In case it’s interesting to anyone I generated simple graphs showing temperature change when sending a camera up in the air using the tags in the images.
These two are from a camera attached to my kite on different winter days. You can see how the temperature decreases about 1C every 100m of altitude and the camera then gets warmer again while lowering the kite back to the ground (up to about -4C), nothing surprising in there.
(I was curious what the minimum was the camera would operate in since Li-ion and Li-poly batteries are known to perform poorly in sub-zero temperatures, most of the time giving less than 3V. My Canon was showing “change batteries” all the time but then showed 65% again when warmed at home.) Well, here’s a gnuplot graph from a near-space balloon flight, unfortunately with much fewer data points, where you can see that a Canon G11 still works in under -20C.
I extracted these temperatures from the headers of the images taken by the seven Google Android branded high-altitude balloons at Greg Klein’s hibal.org page, launched in November reaching over 100000ft. There are only 15 pictures on that page and they possibly come from different balloons as the seven balloons were launched over a period of 2 hours. The page also mentions that the balloons had battery powered USB power supplies so that the cameras wouldn’t stop working in the cold of near-space, but that seems to be only for the GoPro ones and the phones, not the Canon G11 (the Canon models I’ve seen can’t even be powered fromUSB). It’s curious how the graph doesn’t drop below -20C, possibly this is the sensor’s limitation and the temperature actually got much lower.

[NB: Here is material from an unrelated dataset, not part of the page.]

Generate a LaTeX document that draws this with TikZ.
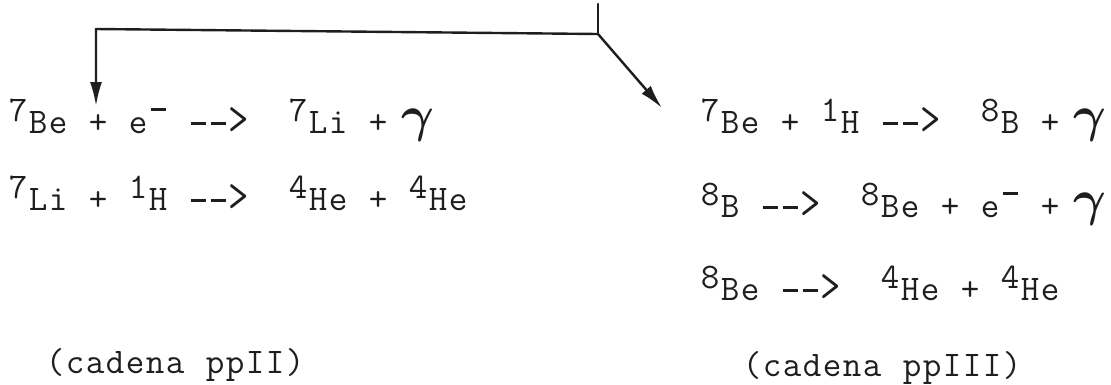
\RequirePackage{fix-cm}
\documentclass[tikz,border=0pt]{standalone}
\usepackage{bm}
\usepackage{graphicx}
\usepackage{fontspec}
\usetikzlibrary{arrows.meta}
\makeatletter
\newcommand\tline[1]{\@tfor\tl@x:=#1\do{\makebox[20pt][c]{\tl@x}}}
\makeatother
\newcommand\up[1]{\raisebox{12pt}{#1}}
\newcommand\mn{\raisebox{22pt}{\makebox[14pt]{\rule{15pt}{3pt}}}}
\newcommand\ds{\rule[8pt]{15pt}{2.8pt}}
\newcommand\hd{\raisebox{-1pt}{\scalebox{1.1}[1.35]{>}}}
\newcommand\gm{\raisebox{2pt}{\scalebox{1.4}{$\bm{\gamma}$}}}
\definecolor{ink}{HTML}{1E1E1E}
\begin{document}
\begin{tikzpicture}[x=1pt,y=-1pt,
  eq/.style={anchor=base west,inner sep=0pt,text=ink,
    font=\ttfamily\fontsize{36}{42}\selectfont\addfontfeatures{FakeBold=3}},
  lbl/.style={eq},
  flow/.style={draw=ink,line width=2.4pt,line cap=round,line join=round},
  tip/.style={-{Latex[length=24pt,width=12pt]}}]
\useasboundingbox (0,0) rectangle (1111,384);
% left chain (ppII)
\node[eq] (l1) at (8,133) {\tline{{\up7}Be~+~e{\mn}~{\ds}{\ds}{\hd}~~{\up7}Li~+~{\gm}}};
\node[eq] (l2) at (8,210) {\tline{{\up7}Li~+~{\up1}H~{\ds}{\ds}{\hd}~~{\up4}He~+~{\up4}He}};
\node[lbl] (cII) at (45,373) {\tline{(cadena~ppII)}};
% right chain (ppIII)
\node[eq] (r1) at (700,133) {\tline{{\up7}Be~+~{\up1}H~{\ds}{\ds}{\hd}~~{\up8}B~+~{\gm}}};
\node[eq] (r2) at (700,217) {\tline{{\up8}B~{\ds}{\ds}{\hd}~~{\up8}Be~+~e{\mn}~+~{\gm}}};
\node[eq] (r3) at (700,300) {\tline{{\up8}Be~{\ds}{\ds}{\hd}~~{\up4}He~+~{\up4}He}};
\node[lbl] (cIII) at (742,376) {\tline{(cadena~ppIII)}};
% connectors
\coordinate (top) at (598,4);
\coordinate (jn) at (598,34);
\coordinate (corner) at (96,29);
\coordinate (ltip) at (96,106);
\coordinate (rtip) at (662,108);
\draw[flow] (top) -- (jn);
\draw[flow,tip] (jn) -- (corner) -- (ltip);
\draw[flow,tip] (jn) -- (rtip);
\end{tikzpicture}
\end{document}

Update: I did the same with a few pictures from the Hollands Hoge Hogte project‘s near-space balloon launch of last August, which also featured a CHDK equipped camera. Here the camera was in an insulated styrofoam box and it was the middle of summer so the payload was well protected from the cold. It reached just below 100000 feet with minium temperature of 8C inside the box. The graph is again suffering from only partial data, the few data points on the far right are from pictures taken by the camera as the box was floating in one of the Dutch bays just before recovery by a boat.

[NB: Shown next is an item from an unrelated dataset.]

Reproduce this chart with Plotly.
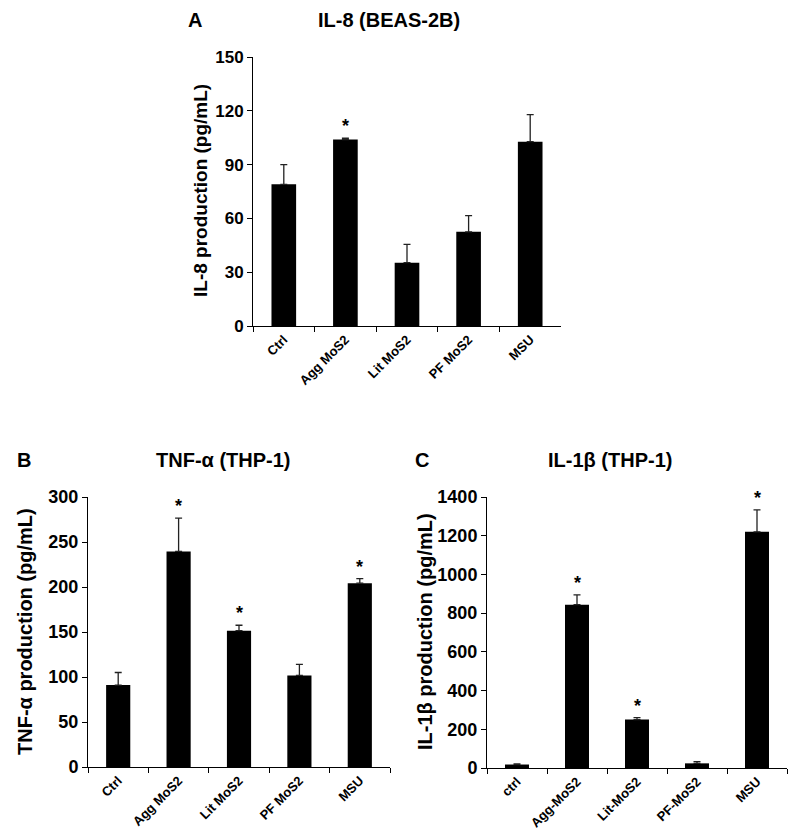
import plotly.graph_objects as go

# Panel A: IL-8 (BEAS-2B)
cats_a = ["Ctrl", "Agg MoS2", "Lit MoS2", "PF MoS2", "MSU"]
vals_a = [79, 104, 35.3, 52.5, 102.8]
errs_a = [11, 0.8, 10.2, 9.1, 15.1]
sig_a = ["", "*", "", "", ""]

# Panel B: TNF-α (THP-1)
cats_b = ["Ctrl", "Agg MoS2", "Lit MoS2", "PF MoS2", "MSU"]
vals_b = [91, 239.5, 151.5, 101.7, 204.2]
errs_b = [14, 37, 6, 12.3, 5]
sig_b = ["", "*", "*", "", "*"]

# Panel C: IL-1β (THP-1)
cats_c = ["ctrl", "Agg-MoS2", "Lit-MoS2", "PF-MoS2", "MSU"]
vals_c = [18, 844, 250, 24, 1220]
errs_c = [3, 50, 10, 9, 113]
sig_c = ["", "*", "*", "", "*"]

FONT = "Arial, Liberation Sans, sans-serif"

# page has an 8px body margin; figure sized to fit the window
OFF = 8
W, H = 792, 830


def px(p):
    return (p - OFF) / W


def py(p):
    return 1 - (p - OFF) / H


fig = go.Figure()

panels = [
    (cats_a, vals_a, errs_a, sig_a, "x", "y"),
    (cats_b, vals_b, errs_b, sig_b, "x2", "y2"),
    (cats_c, vals_c, errs_c, sig_c, "x3", "y3"),
]

annotations = []
for cats, vals, errs, sig, xa, ya in panels:
    fig.add_trace(go.Bar(
        x=cats, y=vals, xaxis=xa, yaxis=ya,
        marker=dict(color="black", line=dict(width=0)),
        error_y=dict(type="data", symmetric=False, array=errs,
                     arrayminus=[0] * len(errs), color="#222222",
                     thickness=1.3, width=3.5),
        showlegend=False,
    ))
    for c, v, e, s in zip(cats, vals, errs, sig):
        if s:
            annotations.append(dict(
                x=c, y=v + e, xref=xa, yref=ya, text="<b>*</b>",
                showarrow=False, yanchor="bottom", yshift=0,
                font=dict(family=FONT, size=18, color="black")))

xcommon = dict(type="category", showline=True, linecolor="black", linewidth=1,
               ticks="outside", tickson="boundaries", ticklen=5, tickcolor="black",
               tickangle=-45, showgrid=False, zeroline=False, automargin=False,
               tickfont=dict(family=FONT, size=13, color="black", weight="bold"))
ycommon = dict(showline=True, linecolor="black", linewidth=1, ticks="outside",
               ticklen=5, tickcolor="black", showgrid=False, zeroline=False,
               automargin=False)

fig.update_layout(
    width=W, height=H,
    margin=dict(l=0, r=0, t=0, b=0),
    paper_bgcolor="white", plot_bgcolor="white",
    bargap=0.6,
    xaxis=dict(domain=[px(253), px(561)], anchor="y", **xcommon),
    yaxis=dict(domain=[py(326), py(57)], anchor="x", range=[0, 150], dtick=30,
               tickfont=dict(family=FONT, size=17, color="black", weight="bold"),
               **ycommon),
    xaxis2=dict(domain=[px(88), px(390)], anchor="y2", **xcommon),
    yaxis2=dict(domain=[py(767), py(497)], anchor="x2", range=[0, 300], dtick=50,
                tickfont=dict(family=FONT, size=18, color="black", weight="bold"),
                **ycommon),
    xaxis3=dict(domain=[px(487), px(787)], anchor="y3", **xcommon),
    yaxis3=dict(domain=[py(768), py(497)], anchor="x3", range=[0, 1400], dtick=200,
                tickfont=dict(family=FONT, size=18, color="black", weight="bold"),
                **ycommon),
)


def txt(x, y, s, size, angle=0):
    return dict(x=px(x), y=py(y), xref="paper", yref="paper", text=s,
                showarrow=False, textangle=angle, xanchor="center",
                yanchor="middle",
                font=dict(family=FONT, size=size, color="black", weight="bold"))


annotations += [
    txt(195, 20, "A", 20),
    txt(389, 20, "IL-8 (BEAS-2B)", 20),
    txt(24, 460, "B", 20),
    txt(224, 460, "TNF-α (THP-1)", 20),
    txt(422, 460, "C", 20),
    txt(610, 460, "IL-1β (THP-1)", 20),
    txt(200, 191, "IL-8 production (pg/mL)", 19, angle=-90),
    txt(25, 632, "TNF-α production (pg/mL)", 20, angle=-90),
    txt(425, 632, "IL-1β production (pg/mL)", 20, angle=-90),
]
fig.update_layout(annotations=annotations)

fig.write_html("out.html")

For some background, most programmable chips these days have a sensor of own temperature, an average cell phone probably has a number of them even if the phone doesn’t use or expose the measurement results in any way. My old Palm PDA for example had an unused temperature sensor in the touchscreen controller that could be read when Linux was hacked onto the device. The Canon cameras also measure their temperature and save the result in the images with 1 centigrade accuracy, at least when the CHDK open-source firmware is installed on them, (which seems very popular in many do-it-yourself projects like aerial photography and weather balloon launches).